Cascade budget. The maximum allowable amplification factor across the full decision flow must be defined, monitored, and enforced. When cumulative uncertainty across stages exceeds the cascade budget, the flow must escalate or halt — regardless of individual component health.
Latency architecture for intervention. Where human review is a governance requirement, the decision flow must be architecturally designed to accommodate intervention latency. This means buffering, queuing, or staging mechanisms that allow human review without distorting downstream behavior.
Flow-level monitoring. Monitoring must include cross-stage correlation metrics, end-to-end traceability, cascade depth tracking, and amplification measurement. Component-level monitoring is necessary but insufficient.
Version compatibility governance. Model updates at any stage must be evaluated for flow-level impact before deployment. Version compatibility across stages is a governance decision, not an engineering convenience.
Flow documentation and traceability. The decision flow’s architecture — its stages, transitions, gates, escalation paths, stop conditions, and authority assignments — must be documented as a governed system artifact, continuously updated as the flow evolves.
This framework does not eliminate cascade failure. It prevents cascade failure from becoming institutional failure.
Doctrine Closing
Decision flow architecture is not an engineering optimization problem. It is a governance architecture problem.
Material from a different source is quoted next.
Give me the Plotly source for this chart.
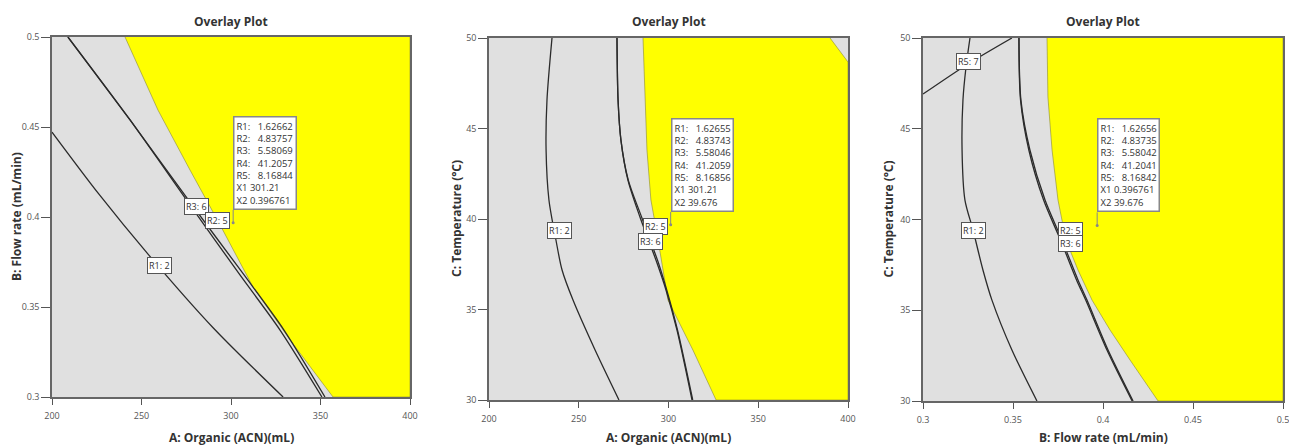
import plotly.graph_objects as go

# ---------------- data ----------------
# Panel 1: A Organic (x) vs B Flow rate (y)
p1_yellow_x = [240.8, 259.2, 277.1, 293.9, 312.3, 333.0, 357.0]
p1_yellow_y = [0.5, 0.4594, 0.4261, 0.3956, 0.3611, 0.3317, 0.3]
p1_r1_x = [200, 226.0, 254.0, 290.0, 329.1]
p1_r1_y = [0.4472, 0.4130, 0.3790, 0.3385, 0.3]
p1_r3_x = [208.9, 243.6, 277.1, 305.0, 327.4, 350.8]
p1_r3_y = [0.5, 0.4539, 0.4067, 0.3678, 0.3372, 0.3]
p1_r2_x = [208.9, 243.6, 278.2, 307.3, 329.6, 352.5]
p1_r2_y = [0.5, 0.4539, 0.4067, 0.3678, 0.3372, 0.3]
p1_labels = [("R1: 2", 260.3, 0.3728), ("R3: 6", 281.0, 0.4061), ("R2: 5", 292.2, 0.3978)]
p1_flag = (301.21, 0.396761)
p1_flag_vals = [("R1:", "1.62662"), ("R2:", "4.83757"), ("R3:", "5.58069"), ("R4:", "41.2057"),
                ("R5:", "8.16844"), ("X1", "301.21"), ("X2", "0.396761")]

# Panel 2: A Organic (x) vs C Temperature (y)
p2_yellow_x = [285.8, 286.9, 288.0, 290.2, 294.2, 299.7, 313.6, 326.5, 400, 400, 390.0]
p2_yellow_y = [50, 46.57, 43.81, 41.05, 38.84, 35.52, 32.76, 30, 30, 48.67, 50]
p2_r1_x = [235.1, 232.3, 231.8, 233.4, 237.3, 240.7, 246.8, 259.1, 272.4]
p2_r1_y = [50, 46.57, 43.81, 41.05, 38.84, 37.18, 35.52, 32.76, 30]
p2_r3_x = [271.3, 271.9, 273.5, 277.4, 284.1, 293.6, 298.6, 304.7, 313.1]
p2_r3_y = [50, 46.57, 44.36, 42.15, 40.11, 37.57, 36.08, 33.87, 30]
p2_r2_x = [271.3, 271.9, 273.5, 277.6, 285.0, 294.4, 299.0, 305.0, 313.5]
p2_r2_y = [50, 46.57, 44.36, 42.15, 40.11, 37.57, 36.08, 33.87, 30]
p2_labels = [("R1: 2", 239.0, 39.34), ("R2: 5", 292.5, 39.56), ("R3: 6", 289.7, 38.78)]
p2_flag = (301.21, 39.676)
p2_flag_vals = [("R1:", "1.62655"), ("R2:", "4.83743"), ("R3:", "5.58046"), ("R4:", "41.2059"),
                ("R5:", "8.16856"), ("X1", "301.21"), ("X2", "39.676")]

# Panel 3: B Flow rate (x) vs C Temperature (y)
p3_yellow_x = [0.3689, 0.3694, 0.3717, 0.3750, 0.3794, 0.3861, 0.3939, 0.4039, 0.4150, 0.4306]
p3_yellow_y = [50, 46.75, 43.83, 41.07, 38.87, 37.22, 35.56, 33.91, 32.26, 30]
p3_r1_x = [0.3261, 0.3239, 0.3222, 0.3217, 0.3233, 0.3278, 0.3333, 0.3383, 0.3494, 0.3633]
p3_r1_y = [50, 48.40, 46.58, 43.83, 41.07, 39.42, 37.22, 35.56, 32.81, 30]
p3_r3_x = [0.3533, 0.3544, 0.3594, 0.3678, 0.3772, 0.3861, 0.3911, 0.4028, 0.4167]
p3_r3_y = [50, 46.58, 43.83, 41.07, 38.87, 36.67, 35.56, 32.81, 30]
p3_r2_x = [0.3533, 0.3542, 0.3588, 0.3670, 0.3764, 0.3853, 0.3904, 0.4022, 0.4162]
p3_r2_y = [50, 46.58, 43.83, 41.07, 38.87, 36.67, 35.56, 32.81, 30]
p3_r5_x = [0.3, 0.325, 0.3494]
p3_r5_y = [46.91, 48.57, 50]
p3_labels = [("R5: 7", 0.325, 48.68), ("R1: 2", 0.3278, 39.37), ("R2: 5", 0.3817, 39.42), ("R3: 6", 0.3817, 38.65)]
p3_flag = (0.396761, 39.676)
p3_flag_vals = [("R1:", "1.62656"), ("R2:", "4.83735"), ("R3:", "5.58042"), ("R4:", "41.2041"),
                ("R5:", "8.16842"), ("X1", "0.396761"), ("X2", "39.676")]

titles = ["Overlay Plot", "Overlay Plot", "Overlay Plot"]
x_titles = ["A: Organic (ACN)(mL)", "A: Organic (ACN)(mL)", "B: Flow rate (mL/min)"]
y_titles = ["B: Flow rate (mL/min)", "C: Temperature (°C)", "C: Temperature (°C)"]
x_ranges = [[200, 400], [200, 400], [0.3, 0.5]]
y_ranges = [[0.3, 0.5], [30, 50], [30, 50]]
x_ticks = [[200, 250, 300, 350, 400], [200, 250, 300, 350, 400], [0.3, 0.35, 0.4, 0.45, 0.5]]
y_ticks = [[0.3, 0.35, 0.4, 0.45, 0.5], [30, 35, 40, 45, 50], [30, 35, 40, 45, 50]]

# ---------------- layout geometry ----------------
W, H = 1289, 447
x_domains = [[52 / W, 410 / W], [489 / W, 848 / W], [923 / W, 1283 / W]]
y_domains = [[1 - 397 / H, 1 - 37 / H], [1 - 400 / H, 1 - 38 / H], [1 - 401 / H, 1 - 38 / H]]
ytitle_x = [16 / W, 457 / W, 888 / W]

GRAY = "#e0e0e0"
YELLOW = "#ffff00"
LINE = "#2b2b2b"
FONT = "Open Sans"

fig = go.Figure()


def add_panel(i, yellow_x, yellow_y, lines, labels, flag, flag_vals, close_corner):
    xa = "x" if i == 0 else f"x{i+1}"
    ya = "y" if i == 0 else f"y{i+1}"
    xr, yr = x_ranges[i], y_ranges[i]
    fig.add_trace(go.Scatter(x=[xr[0], xr[1], xr[1], xr[0], xr[0]], y=[yr[0], yr[0], yr[1], yr[1], yr[0]],
                             fill="toself", fillcolor=GRAY, mode="lines", line=dict(width=0),
                             xaxis=xa, yaxis=ya, hoverinfo="skip", showlegend=False))
    px, py = list(yellow_x), list(yellow_y)
    if close_corner:
        px += [xr[1], xr[1]]
        py += [yr[0], yr[1]]
    fig.add_trace(go.Scatter(x=px, y=py, fill="toself", fillcolor=YELLOW, mode="lines",
                             line=dict(width=0.6, color="#8a8a30"),
                             xaxis=xa, yaxis=ya, hoverinfo="skip", showlegend=False))
    for lx, ly in lines:
        fig.add_trace(go.Scatter(x=lx, y=ly, mode="lines",
                                 line=dict(color=LINE, width=1.3, shape="spline", smoothing=0.8),
                                 xaxis=xa, yaxis=ya, hoverinfo="skip", showlegend=False))
    for txt, lx, ly in labels:
        fig.add_annotation(x=lx, y=ly, xref=xa, yref=ya, text=txt, showarrow=False,
                           font=dict(family=FONT, size=9, color="#333"),
                           bgcolor="white", bordercolor="#555", borderwidth=1, borderpad=1)
    fig.add_trace(go.Scatter(x=[flag[0]], y=[flag[1]], mode="markers",
                             marker=dict(size=3, color="#888"),
                             xaxis=xa, yaxis=ya, hoverinfo="skip", showlegend=False))
    rows = []
    for k, v in flag_vals:
        gap = "&nbsp;" * (3 if k.endswith(":") else 1)
        rows.append(f"{k}{gap}{v}")
    fig.add_annotation(x=flag[0], y=flag[1], xref=xa, yref=ya, text="<br>".join(rows),
                       showarrow=True, arrowhead=0, arrowwidth=1, arrowcolor="#888",
                       ax=0, ay=-13, axref="pixel", ayref="pixel", standoff=0,
                       xanchor="left", yanchor="bottom", align="left",
                       font=dict(family=FONT, size=9.5, color="#333"),
                       bgcolor="white", bordercolor="#888", borderwidth=1.5, borderpad=2)


add_panel(0, p1_yellow_x, p1_yellow_y,
          [(p1_r1_x, p1_r1_y), (p1_r3_x, p1_r3_y), (p1_r2_x, p1_r2_y)],
          p1_labels, p1_flag, p1_flag_vals, True)
add_panel(1, p2_yellow_x, p2_yellow_y,
          [(p2_r1_x, p2_r1_y), (p2_r3_x, p2_r3_y), (p2_r2_x, p2_r2_y)],
          p2_labels, p2_flag, p2_flag_vals, False)
add_panel(2, p3_yellow_x, p3_yellow_y,
          [(p3_r1_x, p3_r1_y), (p3_r3_x, p3_r3_y), (p3_r2_x, p3_r2_y), (p3_r5_x, p3_r5_y)],
          p3_labels, p3_flag, p3_flag_vals, True)

layout = dict(width=W, height=H, margin=dict(l=0, r=0, t=0, b=0, pad=0, autoexpand=False),
              paper_bgcolor="white", plot_bgcolor="white", showlegend=False)
for i in range(3):
    sx = "" if i == 0 else str(i + 1)
    common = dict(tickcolor="#555", automargin=False, ticks="outside",
                  showline=True, linecolor="#666", linewidth=1.5, mirror=True,
                  showgrid=False, zeroline=False, ticklabeloverflow="allow",
                  tickfont=dict(family=FONT, size=9, color="#555"))
    layout[f"xaxis{sx}"] = dict(domain=x_domains[i], range=x_ranges[i], anchor=f"y{sx}",
                                tickvals=x_ticks[i], ticklen=6, ticklabelstandoff=3, **common)
    layout[f"yaxis{sx}"] = dict(domain=y_domains[i], range=y_ranges[i], anchor=f"x{sx}",
                                tickvals=y_ticks[i], ticklen=9, **common)
fig.update_layout(**layout)

for i in range(3):
    cx = (x_domains[i][0] + x_domains[i][1]) / 2
    cy = (y_domains[i][0] + y_domains[i][1]) / 2
    fig.add_annotation(x=cx, y=1 - 21 / H, xref="paper", yref="paper", text=f"<b>{titles[i]}</b>",
                       showarrow=False, font=dict(family=FONT, size=12, color="#333"),
                       xanchor="center", yanchor="middle")
    fig.add_annotation(x=cx, y=1 - 437 / H, xref="paper", yref="paper", text=f"<b>{x_titles[i]}</b>",
                       showarrow=False, font=dict(family=FONT, size=12, color="#333"),
                       xanchor="center", yanchor="middle")
    fig.add_annotation(x=ytitle_x[i], y=cy, xref="paper", yref="paper", text=f"<b>{y_titles[i]}</b>",
                       showarrow=False, textangle=-90, font=dict(family=FONT, size=12, color="#333"),
                       xanchor="center", yanchor="middle")

fig.write_html("out.html")

with open("out.html", "r", encoding="utf-8") as f:
    html = f.read()
html = html.replace("<head>", "<head><style>html,body{margin:0;padding:0;overflow:hidden;}</style>", 1)
with open("out.html", "w", encoding="utf-8") as f:
    f.write(html)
Organizations that govern individual models but not the flows between them govern the components while leaving the system ungoverned. Each component operates within specification. The flow operates without structural control. When cascade failure occurs, it is not because any component failed. It is because no one governed the transitions.
A decision flow without stop authority is not a process. It is uncontrolled propagation. Governance architecture exists to ensure that every transition has a gate, every gate has an authority, and every authority has the structural capability to intervene.